▶ Record excerpts:
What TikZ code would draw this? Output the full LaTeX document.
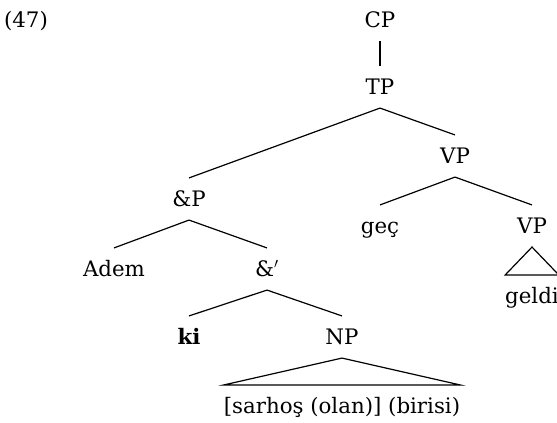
\documentclass[tikz,border=0pt]{standalone}
\usepackage{fontspec}
\setmainfont{DejaVu Serif}
\usetikzlibrary{calc}
\tikzstyle{line} = [draw, line width=0.9pt]
\tikzstyle{cat} = [inner sep=0pt, outer sep=0pt, outer ysep=10pt,
                   text height=11.6pt, text depth=0pt,
                   font={\fontsize{16}{19}\selectfont}]

\begin{document}
\begin{tikzpicture}[x=0.75pt, y=-0.75pt]
      \useasboundingbox (0,0) rectangle (557,422);
      \node [cat] at (26,20) (ex) {(47)};
      \node [cat] at (380,20) (cp) {CP};
      \node [cat] at (380,87) (tp) {TP};
      \node [cat] at (455,156) (vp) {VP};
      \node [cat] at (189,199) (andp) {\&P};
      \node [cat] at (380,226) (gec) {geç};
      \node [cat] at (532,226) (vpb) {VP};
      \node [cat] at (532,296) (geldi) {geldi};
      \node [cat] at (114,269) (adem) {Adem};
      \node [cat] at (267,269) (andbar) {\&$'$};
      \node [cat] at (189,337) (ki) {\textbf{ki}};
      \node [cat] at (342,337) (np) {NP};
      \node [cat] at (342,406) (sarhos) {[sarhoş (olan)] (birisi)};
      \path [line] (cp.south) -- (tp.north);
      \path [line] (tp.south) -- (andp.north);
      \path [line] (tp.south) -- (vp.north);
      \path [line] (vp.south) -- (gec.north);
      \path [line] (vp.south) -- (vpb.north);
      \path [line] (vpb.south) -- (geldi.north west) -- (geldi.north east) -- cycle;
      \path [line] (andp.south) -- (adem.north);
      \path [line] (andp.south) -- (andbar.north);
      \path [line] (andbar.south) -- (ki.north);
      \path [line] (andbar.south) -- (np.north);
      \path [line] (np.south) -- (sarhos.north west) -- (sarhos.north east) -- cycle;
    \end{tikzpicture}
\end{document}
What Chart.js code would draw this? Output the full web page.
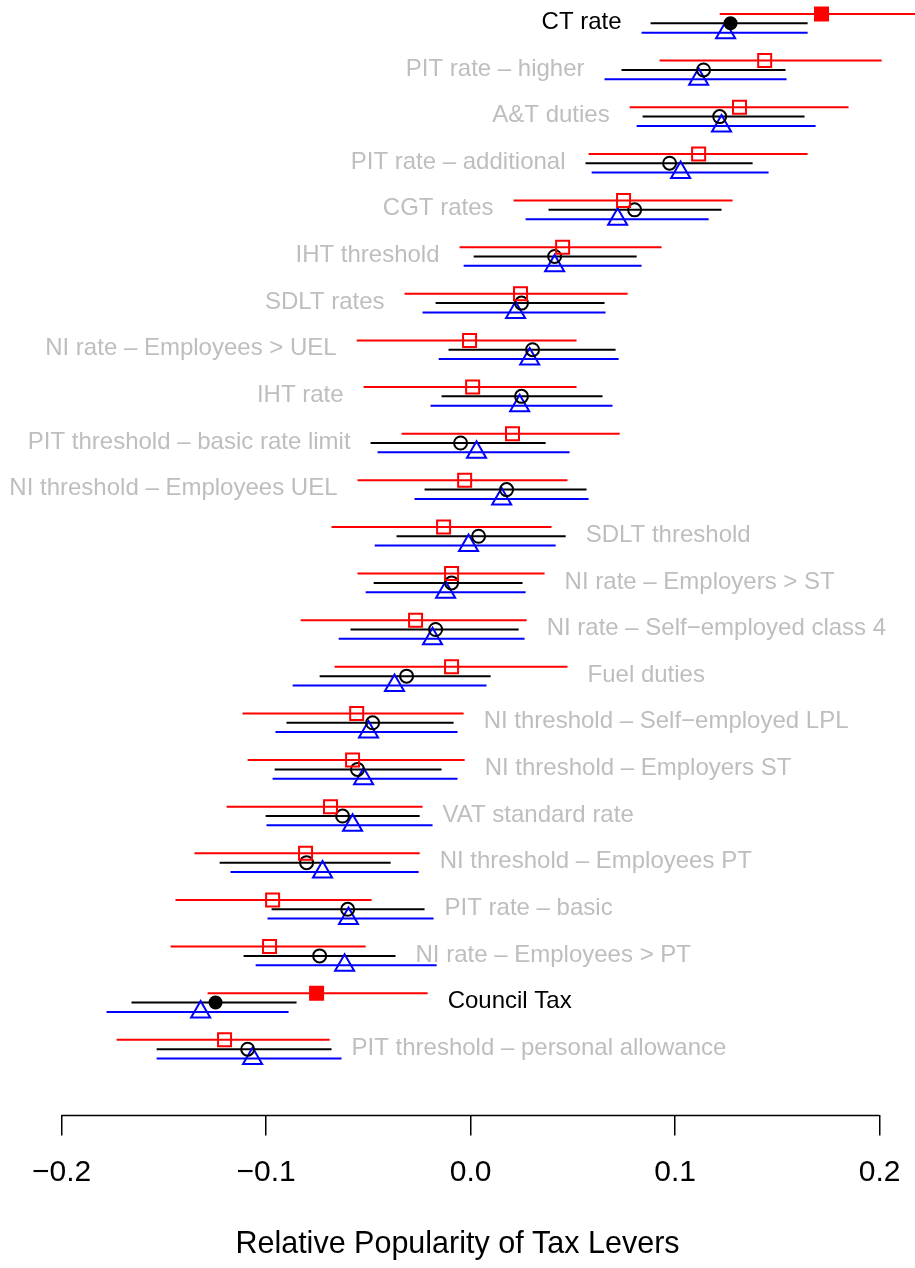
<!DOCTYPE html>
<html lang="en">
<head>
    <meta charset="UTF-8">
    <title>Relative Popularity of Tax Levers</title>
    <script src="https://cdn.jsdelivr.net/npm/chart.js"></script>
    <style>
        body {
            margin: 0;
            background: #fff;
        }
    </style>
</head>
<body>
    <canvas id="leverChart" width="915" height="1268"></canvas>

    <script>
        // rows, top to bottom
        const levers = ['CT rate', 'PIT rate \u2013 higher', 'A&T duties', 'PIT rate \u2013 additional', 'CGT rates',
            'IHT threshold', 'SDLT rates', 'NI rate \u2013 Employees > UEL', 'IHT rate', 'PIT threshold \u2013 basic rate limit',
            'NI threshold \u2013 Employees UEL', 'SDLT threshold', 'NI rate \u2013 Employers > ST',
            'NI rate \u2013 Self\u2212employed class 4', 'Fuel duties', 'NI threshold \u2013 Self\u2212employed LPL',
            'NI threshold \u2013 Employers ST', 'VAT standard rate', 'NI threshold \u2013 Employees PT',
            'PIT rate \u2013 basic', 'NI rate \u2013 Employees > PT', 'Council Tax', 'PIT threshold \u2013 personal allowance'];
        const highlighted = ['CT rate', 'Council Tax'];

        const redEst = [0.1716, 0.1438, 0.1315, 0.1115, 0.0748, 0.0450, 0.0244, -0.0005, 0.0010, 0.0205, -0.0029, -0.0132, -0.0093, -0.0269, -0.0093, -0.0557, -0.0577, -0.0685, -0.0807, -0.0968, -0.0983, -0.0753, -0.1203];
        const redLo = [0.1218, 0.0924, 0.0778, 0.0577, 0.0210, -0.0054, -0.0323, -0.0557, -0.0523, -0.0337, -0.0553, -0.0680, -0.0553, -0.0831, -0.0665, -0.1115, -0.1090, -0.1193, -0.1350, -0.1443, -0.1467, -0.1286, -0.1731];
        const redHi = [0.2214, 0.2010, 0.1848, 0.1648, 0.1281, 0.0934, 0.0768, 0.0518, 0.0518, 0.0729, 0.0474, 0.0396, 0.0362, 0.0274, 0.0474, -0.0034, -0.0029, -0.0235, -0.0249, -0.0484, -0.0513, -0.0210, -0.0689];

        const blackEst = [0.1271, 0.1139, 0.1218, 0.0973, 0.0802, 0.0411, 0.0249, 0.0303, 0.0249, -0.0049, 0.0176, 0.0039, -0.0093, -0.0171, -0.0313, -0.0479, -0.0553, -0.0626, -0.0802, -0.0601, -0.0738, -0.1247, -0.1090];
        const blackLo = [0.0880, 0.0738, 0.0841, 0.0562, 0.0381, 0.0015, -0.0171, -0.0108, -0.0142, -0.0489, -0.0225, -0.0362, -0.0474, -0.0587, -0.0738, -0.0900, -0.0958, -0.1002, -0.1227, -0.0973, -0.1110, -0.1658, -0.1535];
        const blackHi = [0.1648, 0.1540, 0.1633, 0.1379, 0.1227, 0.0812, 0.0655, 0.0709, 0.0645, 0.0367, 0.0567, 0.0465, 0.0254, 0.0235, 0.0098, -0.0083, -0.0142, -0.0249, -0.0391, -0.0225, -0.0367, -0.0851, -0.0680];

        const blueEst = [0.1247, 0.1115, 0.1227, 0.1027, 0.0719, 0.0411, 0.0220, 0.0289, 0.0240, 0.0029, 0.0152, -0.0010, -0.0122, -0.0186, -0.0372, -0.0499, -0.0523, -0.0577, -0.0724, -0.0597, -0.0616, -0.1320, -0.1066];
        const blueLo = [0.0836, 0.0655, 0.0812, 0.0592, 0.0269, -0.0034, -0.0235, -0.0156, -0.0196, -0.0455, -0.0274, -0.0469, -0.0513, -0.0645, -0.0870, -0.0954, -0.0968, -0.0998, -0.1174, -0.0993, -0.1051, -0.1780, -0.1535];
        const blueHi = [0.1648, 0.1545, 0.1687, 0.1457, 0.1164, 0.0836, 0.0660, 0.0724, 0.0694, 0.0484, 0.0577, 0.0416, 0.0269, 0.0264, 0.0078, -0.0064, -0.0064, -0.0186, -0.0254, -0.0181, -0.0166, -0.0890, -0.0631];

        const xTicks = [-0.2, -0.1, 0, 0.1, 0.2];
        const xTickLabels = ['\u22120.2', '\u22120.1', '0.0', '0.1', '0.2'];

        // first rows get their label on the left, the rest on the right
        const leftLabelRows = 11;
        const rowShift = 0.2;
        const font = "'Liberation Sans', Arial, Helvetica, sans-serif";

        function series(est, lo, hi, shift) {
            return est.map((v, i) => ({ x: v, y: i + shift, lo: lo[i], hi: hi[i] }));
        }
        const isHi = levers.map(l => highlighted.includes(l));

        // horizontal interval lines behind the markers
        const intervalPlugin = {
            id: 'intervals',
            beforeDatasetsDraw(chart) {
                const ctx = chart.ctx;
                const xs = chart.scales.x;
                ctx.save();
                chart.data.datasets.forEach((ds, d) => {
                    const meta = chart.getDatasetMeta(d);
                    ctx.strokeStyle = ds.borderColor;
                    ctx.lineWidth = 2;
                    ds.data.forEach((p, i) => {
                        const y = meta.data[i].y;
                        ctx.beginPath();
                        ctx.moveTo(xs.getPixelForValue(p.lo), y);
                        ctx.lineTo(xs.getPixelForValue(p.hi), y);
                        ctx.stroke();
                    });
                });
                ctx.restore();
            }
        };

        const labelPlugin = {
            id: 'rowLabels',
            afterDatasetsDraw(chart) {
                const ctx = chart.ctx;
                const xs = chart.scales.x;
                const ys = chart.scales.y;
                ctx.save();
                ctx.font = '24px ' + font;
                ctx.textBaseline = 'middle';
                levers.forEach((name, i) => {
                    const y = ys.getPixelForValue(i) - 1;
                    ctx.fillStyle = isHi[i] ? '#000000' : '#BEBEBE';
                    if (i < leftLabelRows) {
                        ctx.textAlign = 'right';
                        const lo = Math.min(redLo[i], blackLo[i], blueLo[i]);
                        ctx.fillText(name, xs.getPixelForValue(lo) - 20, y);
                    } else {
                        ctx.textAlign = 'left';
                        const hi = Math.max(redHi[i], blackHi[i]);
                        ctx.fillText(name, xs.getPixelForValue(hi) + 20, y);
                    }
                });
                // axis line only between the outer ticks
                const bottom = chart.chartArea.bottom;
                ctx.strokeStyle = '#000';
                ctx.lineWidth = 1.5;
                ctx.beginPath();
                ctx.moveTo(xs.getPixelForValue(xTicks[0]), bottom);
                ctx.lineTo(xs.getPixelForValue(xTicks[xTicks.length - 1]), bottom);
                ctx.stroke();
                ctx.restore();
            }
        };

        const ctx = document.getElementById('leverChart').getContext('2d');
        new Chart(ctx, {
            type: 'scatter',
            data: {
                datasets: [
                    {
                        data: series(redEst, redLo, redHi, -rowShift),
                        borderColor: '#FF0000',
                        backgroundColor: isHi.map(h => h ? '#FF0000' : 'rgba(0,0,0,0)'),
                        pointStyle: 'rect',
                        pointRadius: 9.2,
                        pointBorderWidth: 2
                    },
                    {
                        data: series(blackEst, blackLo, blackHi, 0),
                        borderColor: '#000000',
                        backgroundColor: isHi.map(h => h ? '#000000' : 'rgba(0,0,0,0)'),
                        pointStyle: 'circle',
                        pointRadius: isHi.map(h => h ? 6 : 6.5),
                        pointBorderWidth: 2
                    },
                    {
                        data: series(blueEst, blueLo, blueHi, rowShift),
                        borderColor: '#0000FF',
                        backgroundColor: 'rgba(0,0,0,0)',
                        pointStyle: 'triangle',
                        pointRadius: 11,
                        pointBorderWidth: 2
                    }
                ]
            },
            options: {
                responsive: false,
                animation: false,
                layout: { padding: 0, autoPadding: false },
                plugins: {
                    legend: { display: false },
                    tooltip: { enabled: false }
                },
                scales: {
                    x: {
                        type: 'linear',
                        min: -0.2301,
                        max: 0.2173,
                        afterBuildTicks: axis => {
                            axis.ticks = xTicks.map(v => ({ value: v }));
                        },
                        // keep the plot full width, the end labels fit anyway
                        afterFit: axis => {
                            axis.paddingLeft = 0;
                            axis.paddingRight = 0;
                        },
                        grid: {
                            drawOnChartArea: false,
                            drawTicks: true,
                            tickLength: 20,
                            tickColor: '#000',
                            lineWidth: 1.5
                        },
                        border: { display: false },
                        ticks: {
                            autoSkip: false,
                            maxRotation: 0,
                            padding: 19,
                            color: '#000',
                            font: { family: font, size: 30 },
                            callback: (value, index) => xTickLabels[index]
                        },
                        title: {
                            display: true,
                            text: 'Relative Popularity of Tax Levers',
                            color: '#000',
                            font: { family: font, size: 30.5 },
                            padding: { top: 17, bottom: 5 }
                        }
                    },
                    y: {
                        type: 'linear',
                        display: false,
                        reverse: true,
                        min: -0.5,
                        max: 23.42
                    }
                }
            },
            plugins: [intervalPlugin, labelPlugin]
        });
    </script>
</body>
</html>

▶ What you have to do: From the listing, tally every line with the word "would" in it and give only the tally.

▶ Worked answer: 2